Every line with the word "chart" in it should be extracted from the data that follows.

— start of PROVIDED DATA —

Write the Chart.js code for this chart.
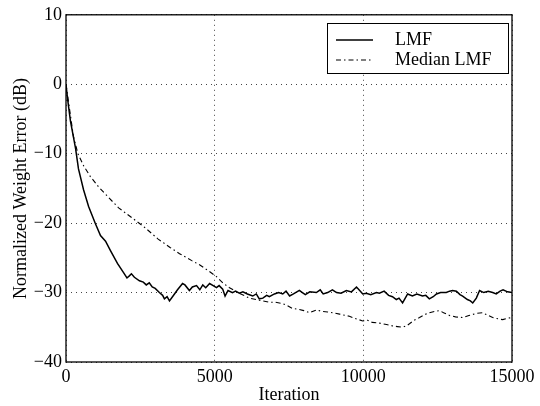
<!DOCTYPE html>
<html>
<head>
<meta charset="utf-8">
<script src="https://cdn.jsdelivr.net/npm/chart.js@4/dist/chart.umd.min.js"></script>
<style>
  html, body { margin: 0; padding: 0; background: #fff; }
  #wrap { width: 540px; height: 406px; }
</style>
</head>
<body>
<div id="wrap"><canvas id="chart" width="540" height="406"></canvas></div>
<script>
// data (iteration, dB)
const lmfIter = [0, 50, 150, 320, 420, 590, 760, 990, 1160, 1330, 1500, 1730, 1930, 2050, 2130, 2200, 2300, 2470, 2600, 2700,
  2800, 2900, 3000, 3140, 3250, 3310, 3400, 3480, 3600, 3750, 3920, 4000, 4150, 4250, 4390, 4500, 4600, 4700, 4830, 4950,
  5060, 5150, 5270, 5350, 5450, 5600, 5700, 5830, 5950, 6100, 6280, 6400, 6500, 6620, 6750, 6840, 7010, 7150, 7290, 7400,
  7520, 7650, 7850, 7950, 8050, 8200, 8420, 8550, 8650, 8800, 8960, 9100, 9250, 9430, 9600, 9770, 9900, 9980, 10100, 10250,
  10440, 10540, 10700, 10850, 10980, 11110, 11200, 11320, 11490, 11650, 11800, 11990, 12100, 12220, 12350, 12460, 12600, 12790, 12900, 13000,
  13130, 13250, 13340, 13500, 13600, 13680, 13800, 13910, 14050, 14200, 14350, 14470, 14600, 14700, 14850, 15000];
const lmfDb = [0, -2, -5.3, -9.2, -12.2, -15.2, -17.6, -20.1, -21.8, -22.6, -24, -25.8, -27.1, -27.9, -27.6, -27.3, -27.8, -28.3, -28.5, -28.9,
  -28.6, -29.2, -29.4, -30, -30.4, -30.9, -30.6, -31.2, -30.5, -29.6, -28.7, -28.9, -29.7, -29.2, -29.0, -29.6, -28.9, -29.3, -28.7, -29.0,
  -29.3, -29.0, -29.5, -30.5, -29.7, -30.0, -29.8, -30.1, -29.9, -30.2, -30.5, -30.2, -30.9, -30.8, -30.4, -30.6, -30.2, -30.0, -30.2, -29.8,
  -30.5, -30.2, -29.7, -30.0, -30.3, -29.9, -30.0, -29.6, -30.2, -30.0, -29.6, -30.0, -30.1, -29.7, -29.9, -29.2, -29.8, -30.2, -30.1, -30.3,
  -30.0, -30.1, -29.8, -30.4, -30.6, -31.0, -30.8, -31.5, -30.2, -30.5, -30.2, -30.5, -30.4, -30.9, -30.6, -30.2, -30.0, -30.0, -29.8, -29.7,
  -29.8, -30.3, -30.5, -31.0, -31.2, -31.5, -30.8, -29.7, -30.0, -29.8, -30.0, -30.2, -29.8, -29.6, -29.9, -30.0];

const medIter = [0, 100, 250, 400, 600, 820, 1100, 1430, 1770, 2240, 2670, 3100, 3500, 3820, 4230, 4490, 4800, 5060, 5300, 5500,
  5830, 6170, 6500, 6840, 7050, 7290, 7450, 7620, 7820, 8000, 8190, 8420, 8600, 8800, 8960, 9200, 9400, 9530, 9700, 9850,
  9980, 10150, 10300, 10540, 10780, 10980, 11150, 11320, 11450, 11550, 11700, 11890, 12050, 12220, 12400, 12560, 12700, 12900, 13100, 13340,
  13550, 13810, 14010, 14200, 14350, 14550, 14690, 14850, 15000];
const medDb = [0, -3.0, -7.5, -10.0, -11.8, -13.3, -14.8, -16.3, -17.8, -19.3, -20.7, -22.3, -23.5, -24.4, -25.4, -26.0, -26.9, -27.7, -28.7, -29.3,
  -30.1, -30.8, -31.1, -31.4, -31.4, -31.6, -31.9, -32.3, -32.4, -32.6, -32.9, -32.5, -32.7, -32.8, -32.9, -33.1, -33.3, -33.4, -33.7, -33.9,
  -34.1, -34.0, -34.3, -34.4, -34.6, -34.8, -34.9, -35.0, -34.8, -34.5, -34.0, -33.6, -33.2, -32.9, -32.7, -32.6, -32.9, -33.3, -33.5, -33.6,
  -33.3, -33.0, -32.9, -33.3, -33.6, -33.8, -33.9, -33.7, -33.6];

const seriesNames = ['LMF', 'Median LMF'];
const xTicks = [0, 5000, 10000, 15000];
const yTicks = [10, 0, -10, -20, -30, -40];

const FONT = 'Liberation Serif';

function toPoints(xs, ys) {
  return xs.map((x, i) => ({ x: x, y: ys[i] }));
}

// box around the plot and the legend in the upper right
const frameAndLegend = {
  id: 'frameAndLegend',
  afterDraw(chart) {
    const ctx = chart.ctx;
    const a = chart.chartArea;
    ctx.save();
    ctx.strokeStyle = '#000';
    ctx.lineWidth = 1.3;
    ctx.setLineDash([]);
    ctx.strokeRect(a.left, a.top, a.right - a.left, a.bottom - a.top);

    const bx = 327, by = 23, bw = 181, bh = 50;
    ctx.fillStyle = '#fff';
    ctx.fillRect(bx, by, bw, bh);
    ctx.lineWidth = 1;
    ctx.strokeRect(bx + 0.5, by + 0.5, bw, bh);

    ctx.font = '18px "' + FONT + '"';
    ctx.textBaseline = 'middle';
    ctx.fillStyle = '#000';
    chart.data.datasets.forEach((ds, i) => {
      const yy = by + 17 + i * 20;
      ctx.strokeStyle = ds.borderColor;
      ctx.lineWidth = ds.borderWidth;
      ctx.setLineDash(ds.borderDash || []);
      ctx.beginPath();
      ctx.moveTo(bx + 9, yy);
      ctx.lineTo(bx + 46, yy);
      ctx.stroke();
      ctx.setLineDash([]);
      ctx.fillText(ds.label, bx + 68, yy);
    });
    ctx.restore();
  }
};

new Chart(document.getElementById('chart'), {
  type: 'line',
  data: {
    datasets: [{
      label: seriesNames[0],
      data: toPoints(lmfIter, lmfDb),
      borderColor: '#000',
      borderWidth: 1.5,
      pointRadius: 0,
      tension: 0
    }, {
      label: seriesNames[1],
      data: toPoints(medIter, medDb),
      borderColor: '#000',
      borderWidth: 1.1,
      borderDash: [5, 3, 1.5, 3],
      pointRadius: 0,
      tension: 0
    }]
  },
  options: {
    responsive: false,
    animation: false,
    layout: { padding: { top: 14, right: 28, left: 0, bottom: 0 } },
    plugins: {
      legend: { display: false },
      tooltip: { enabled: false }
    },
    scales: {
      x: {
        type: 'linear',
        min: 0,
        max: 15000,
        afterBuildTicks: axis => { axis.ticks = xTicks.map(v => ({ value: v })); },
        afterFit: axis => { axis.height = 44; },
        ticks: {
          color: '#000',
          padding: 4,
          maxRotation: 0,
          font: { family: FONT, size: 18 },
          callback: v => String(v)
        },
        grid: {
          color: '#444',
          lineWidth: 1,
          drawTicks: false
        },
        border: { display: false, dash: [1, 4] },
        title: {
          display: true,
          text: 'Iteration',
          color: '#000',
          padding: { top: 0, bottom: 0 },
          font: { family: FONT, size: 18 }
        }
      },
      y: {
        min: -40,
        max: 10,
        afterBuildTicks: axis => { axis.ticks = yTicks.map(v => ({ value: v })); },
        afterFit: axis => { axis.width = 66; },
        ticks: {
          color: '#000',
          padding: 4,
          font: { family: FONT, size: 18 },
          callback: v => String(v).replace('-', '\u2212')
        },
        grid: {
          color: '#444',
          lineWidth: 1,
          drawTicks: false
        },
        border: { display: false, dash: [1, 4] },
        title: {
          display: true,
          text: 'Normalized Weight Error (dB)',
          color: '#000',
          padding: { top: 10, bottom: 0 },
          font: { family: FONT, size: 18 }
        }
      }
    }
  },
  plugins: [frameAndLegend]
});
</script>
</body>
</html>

— end of PROVIDED DATA —

PROBLEM SOLUTION.
Write the Chart.js code for this chart.
<script src="https://cdn.jsdelivr.net/npm/chart.js@4/dist/chart.umd.min.js"></script>
<div id="wrap"><canvas id="chart" width="540" height="406"></canvas></div>
  afterDraw(chart) {
    const ctx = chart.ctx;
    const a = chart.chartArea;
    chart.data.datasets.forEach((ds, i) => {
new Chart(document.getElementById('chart'), {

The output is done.